• **Work required**:
Collect all the lines that mention the word "matplotlib".

(Figure scripts)
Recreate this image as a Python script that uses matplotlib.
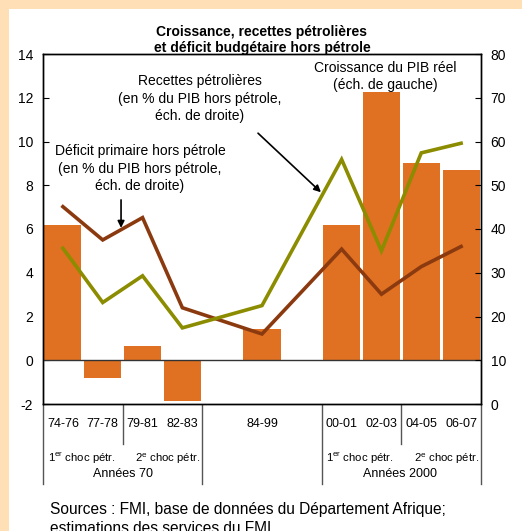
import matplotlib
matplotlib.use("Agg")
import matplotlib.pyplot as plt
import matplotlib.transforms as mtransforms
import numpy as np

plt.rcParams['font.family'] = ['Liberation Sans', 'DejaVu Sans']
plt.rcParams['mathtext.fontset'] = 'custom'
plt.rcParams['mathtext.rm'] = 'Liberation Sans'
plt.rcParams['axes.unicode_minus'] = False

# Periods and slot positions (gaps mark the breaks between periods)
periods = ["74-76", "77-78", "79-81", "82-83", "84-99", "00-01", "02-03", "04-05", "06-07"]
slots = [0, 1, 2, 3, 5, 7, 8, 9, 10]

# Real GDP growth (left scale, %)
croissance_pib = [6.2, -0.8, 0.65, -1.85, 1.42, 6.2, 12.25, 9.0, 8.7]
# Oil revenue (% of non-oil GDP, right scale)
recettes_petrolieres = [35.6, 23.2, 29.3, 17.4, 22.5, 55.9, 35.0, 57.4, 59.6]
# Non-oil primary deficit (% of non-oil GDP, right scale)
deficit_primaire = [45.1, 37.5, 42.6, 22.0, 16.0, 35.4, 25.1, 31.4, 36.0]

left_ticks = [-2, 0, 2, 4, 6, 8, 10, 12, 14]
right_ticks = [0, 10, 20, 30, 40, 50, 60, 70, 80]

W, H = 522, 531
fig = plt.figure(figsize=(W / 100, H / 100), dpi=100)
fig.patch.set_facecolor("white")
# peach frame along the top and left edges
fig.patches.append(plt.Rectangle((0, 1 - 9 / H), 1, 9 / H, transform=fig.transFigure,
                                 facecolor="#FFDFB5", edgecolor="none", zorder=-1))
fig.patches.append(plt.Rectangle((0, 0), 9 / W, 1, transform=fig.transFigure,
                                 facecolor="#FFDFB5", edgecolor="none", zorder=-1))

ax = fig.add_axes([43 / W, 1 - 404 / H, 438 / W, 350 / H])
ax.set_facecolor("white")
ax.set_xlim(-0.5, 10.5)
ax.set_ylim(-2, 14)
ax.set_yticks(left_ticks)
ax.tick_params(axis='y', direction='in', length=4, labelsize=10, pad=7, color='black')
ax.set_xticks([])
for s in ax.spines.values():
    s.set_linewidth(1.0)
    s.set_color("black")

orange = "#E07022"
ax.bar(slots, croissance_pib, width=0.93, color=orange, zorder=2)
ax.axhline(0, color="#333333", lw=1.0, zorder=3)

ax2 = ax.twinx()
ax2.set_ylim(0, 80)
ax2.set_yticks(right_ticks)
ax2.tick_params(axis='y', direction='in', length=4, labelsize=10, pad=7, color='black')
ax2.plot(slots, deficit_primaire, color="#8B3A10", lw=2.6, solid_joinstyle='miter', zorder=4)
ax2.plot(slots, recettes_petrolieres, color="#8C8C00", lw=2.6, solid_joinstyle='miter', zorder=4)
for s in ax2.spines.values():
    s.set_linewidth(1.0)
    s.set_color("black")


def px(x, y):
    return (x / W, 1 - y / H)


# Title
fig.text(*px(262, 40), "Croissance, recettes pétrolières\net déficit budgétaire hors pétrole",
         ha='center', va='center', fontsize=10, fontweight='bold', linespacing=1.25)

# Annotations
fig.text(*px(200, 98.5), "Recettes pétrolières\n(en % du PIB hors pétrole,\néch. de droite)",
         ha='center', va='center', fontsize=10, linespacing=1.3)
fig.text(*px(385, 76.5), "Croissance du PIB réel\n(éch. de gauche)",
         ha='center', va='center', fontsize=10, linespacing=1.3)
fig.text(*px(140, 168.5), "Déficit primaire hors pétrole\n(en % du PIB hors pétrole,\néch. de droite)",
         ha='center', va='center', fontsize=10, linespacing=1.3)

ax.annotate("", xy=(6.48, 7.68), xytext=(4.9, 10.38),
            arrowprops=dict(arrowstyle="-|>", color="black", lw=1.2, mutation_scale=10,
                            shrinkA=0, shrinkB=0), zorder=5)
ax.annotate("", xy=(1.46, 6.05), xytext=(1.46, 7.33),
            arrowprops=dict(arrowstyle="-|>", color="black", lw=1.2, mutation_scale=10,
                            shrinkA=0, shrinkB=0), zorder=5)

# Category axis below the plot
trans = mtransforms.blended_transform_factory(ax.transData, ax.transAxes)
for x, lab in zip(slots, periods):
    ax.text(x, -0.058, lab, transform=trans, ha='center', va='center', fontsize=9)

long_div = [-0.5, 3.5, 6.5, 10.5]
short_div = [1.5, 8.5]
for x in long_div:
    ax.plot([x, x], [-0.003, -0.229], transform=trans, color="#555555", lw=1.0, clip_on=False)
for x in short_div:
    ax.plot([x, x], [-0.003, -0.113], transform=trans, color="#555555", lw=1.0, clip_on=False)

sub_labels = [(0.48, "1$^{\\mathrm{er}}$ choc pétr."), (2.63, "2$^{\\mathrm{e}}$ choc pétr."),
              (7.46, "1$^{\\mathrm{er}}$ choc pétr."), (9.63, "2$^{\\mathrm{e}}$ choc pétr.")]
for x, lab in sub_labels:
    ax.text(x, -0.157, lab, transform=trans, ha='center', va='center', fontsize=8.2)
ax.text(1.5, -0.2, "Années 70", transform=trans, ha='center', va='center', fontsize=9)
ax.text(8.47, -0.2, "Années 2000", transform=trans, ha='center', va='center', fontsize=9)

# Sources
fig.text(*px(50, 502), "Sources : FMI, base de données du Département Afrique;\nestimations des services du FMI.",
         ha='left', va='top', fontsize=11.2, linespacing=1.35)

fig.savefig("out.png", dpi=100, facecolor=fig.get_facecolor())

---

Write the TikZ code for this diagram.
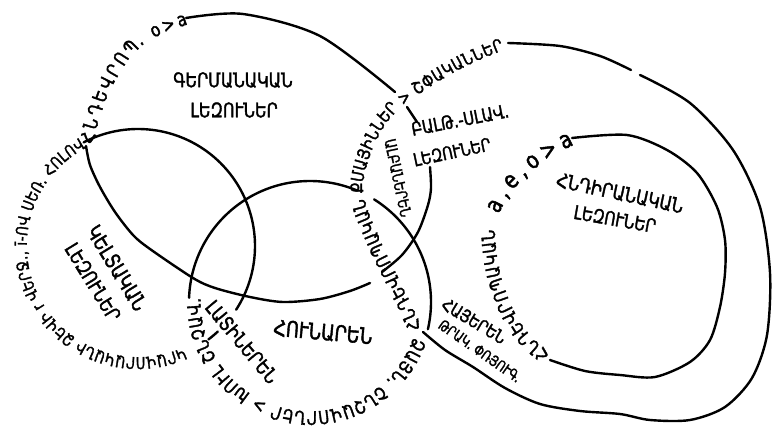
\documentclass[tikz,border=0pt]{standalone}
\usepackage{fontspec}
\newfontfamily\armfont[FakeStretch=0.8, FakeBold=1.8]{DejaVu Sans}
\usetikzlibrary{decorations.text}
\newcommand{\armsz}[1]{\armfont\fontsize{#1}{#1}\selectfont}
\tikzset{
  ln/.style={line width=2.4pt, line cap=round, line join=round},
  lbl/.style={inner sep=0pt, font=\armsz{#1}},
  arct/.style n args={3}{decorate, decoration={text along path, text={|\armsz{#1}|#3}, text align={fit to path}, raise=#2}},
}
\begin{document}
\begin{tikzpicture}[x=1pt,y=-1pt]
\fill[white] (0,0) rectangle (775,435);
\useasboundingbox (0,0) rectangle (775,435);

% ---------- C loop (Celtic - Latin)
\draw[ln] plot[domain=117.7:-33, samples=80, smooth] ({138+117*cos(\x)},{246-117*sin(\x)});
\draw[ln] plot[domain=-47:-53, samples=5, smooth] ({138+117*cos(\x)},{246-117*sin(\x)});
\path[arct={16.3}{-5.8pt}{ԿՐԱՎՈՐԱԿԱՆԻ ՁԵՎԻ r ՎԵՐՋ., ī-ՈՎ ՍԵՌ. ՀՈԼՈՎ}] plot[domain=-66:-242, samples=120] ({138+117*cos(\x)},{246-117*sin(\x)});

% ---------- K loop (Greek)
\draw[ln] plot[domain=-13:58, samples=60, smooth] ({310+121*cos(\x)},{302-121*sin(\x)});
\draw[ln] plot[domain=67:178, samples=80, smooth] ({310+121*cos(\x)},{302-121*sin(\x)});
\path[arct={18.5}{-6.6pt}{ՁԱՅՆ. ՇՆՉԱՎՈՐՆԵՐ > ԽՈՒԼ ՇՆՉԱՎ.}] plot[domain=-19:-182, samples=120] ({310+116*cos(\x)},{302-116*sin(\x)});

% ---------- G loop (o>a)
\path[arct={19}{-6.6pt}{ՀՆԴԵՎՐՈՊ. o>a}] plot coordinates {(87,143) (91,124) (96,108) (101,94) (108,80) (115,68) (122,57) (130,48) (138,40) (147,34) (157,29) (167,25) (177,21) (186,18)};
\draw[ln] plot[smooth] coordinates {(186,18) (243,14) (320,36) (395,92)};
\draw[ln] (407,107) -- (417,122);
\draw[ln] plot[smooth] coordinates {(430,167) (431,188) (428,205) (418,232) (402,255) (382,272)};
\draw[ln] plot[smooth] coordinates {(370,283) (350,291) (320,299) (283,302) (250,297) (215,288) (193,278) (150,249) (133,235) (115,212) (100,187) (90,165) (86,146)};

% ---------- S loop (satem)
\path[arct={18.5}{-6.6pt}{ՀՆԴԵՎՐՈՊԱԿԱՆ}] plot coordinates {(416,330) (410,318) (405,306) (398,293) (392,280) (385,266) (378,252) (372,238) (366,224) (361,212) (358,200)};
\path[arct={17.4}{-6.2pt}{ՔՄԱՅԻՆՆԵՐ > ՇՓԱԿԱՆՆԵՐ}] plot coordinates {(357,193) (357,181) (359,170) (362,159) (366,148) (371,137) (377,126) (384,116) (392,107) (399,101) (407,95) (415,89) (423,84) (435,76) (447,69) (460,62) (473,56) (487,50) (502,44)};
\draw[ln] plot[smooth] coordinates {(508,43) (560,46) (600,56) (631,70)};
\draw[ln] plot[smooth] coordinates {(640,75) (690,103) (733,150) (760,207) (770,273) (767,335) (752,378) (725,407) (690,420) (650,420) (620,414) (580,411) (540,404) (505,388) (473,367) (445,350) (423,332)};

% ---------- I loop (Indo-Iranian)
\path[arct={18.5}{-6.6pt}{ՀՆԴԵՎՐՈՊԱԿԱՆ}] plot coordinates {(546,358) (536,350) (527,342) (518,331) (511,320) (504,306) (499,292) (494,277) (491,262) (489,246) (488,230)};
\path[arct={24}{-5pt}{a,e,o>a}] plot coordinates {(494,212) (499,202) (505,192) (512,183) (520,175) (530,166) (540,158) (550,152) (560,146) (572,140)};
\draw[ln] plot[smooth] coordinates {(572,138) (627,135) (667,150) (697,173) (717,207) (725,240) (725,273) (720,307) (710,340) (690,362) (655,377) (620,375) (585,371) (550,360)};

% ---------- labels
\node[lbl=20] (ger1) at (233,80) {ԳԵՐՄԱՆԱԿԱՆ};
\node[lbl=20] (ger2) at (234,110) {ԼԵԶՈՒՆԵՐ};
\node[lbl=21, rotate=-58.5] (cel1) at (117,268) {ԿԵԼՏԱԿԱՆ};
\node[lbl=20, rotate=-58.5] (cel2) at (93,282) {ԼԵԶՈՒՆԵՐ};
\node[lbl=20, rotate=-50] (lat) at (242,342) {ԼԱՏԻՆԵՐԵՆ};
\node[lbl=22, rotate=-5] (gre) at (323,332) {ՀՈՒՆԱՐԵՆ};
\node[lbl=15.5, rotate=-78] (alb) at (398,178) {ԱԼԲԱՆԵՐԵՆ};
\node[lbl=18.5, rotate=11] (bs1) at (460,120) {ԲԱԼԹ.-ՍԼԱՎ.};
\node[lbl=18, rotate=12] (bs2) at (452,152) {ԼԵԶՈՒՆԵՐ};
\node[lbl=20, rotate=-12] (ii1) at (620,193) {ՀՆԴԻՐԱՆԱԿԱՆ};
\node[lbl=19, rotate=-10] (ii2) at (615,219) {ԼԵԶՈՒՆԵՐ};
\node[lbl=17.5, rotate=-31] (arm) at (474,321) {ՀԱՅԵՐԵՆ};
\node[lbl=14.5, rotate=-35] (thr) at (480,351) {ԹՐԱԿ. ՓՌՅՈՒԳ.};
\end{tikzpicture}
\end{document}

• **The output**:
Recreate this image as a Python script that uses matplotlib.
import matplotlib
matplotlib.use("Agg")
import matplotlib.pyplot as plt
import matplotlib.transforms as mtransforms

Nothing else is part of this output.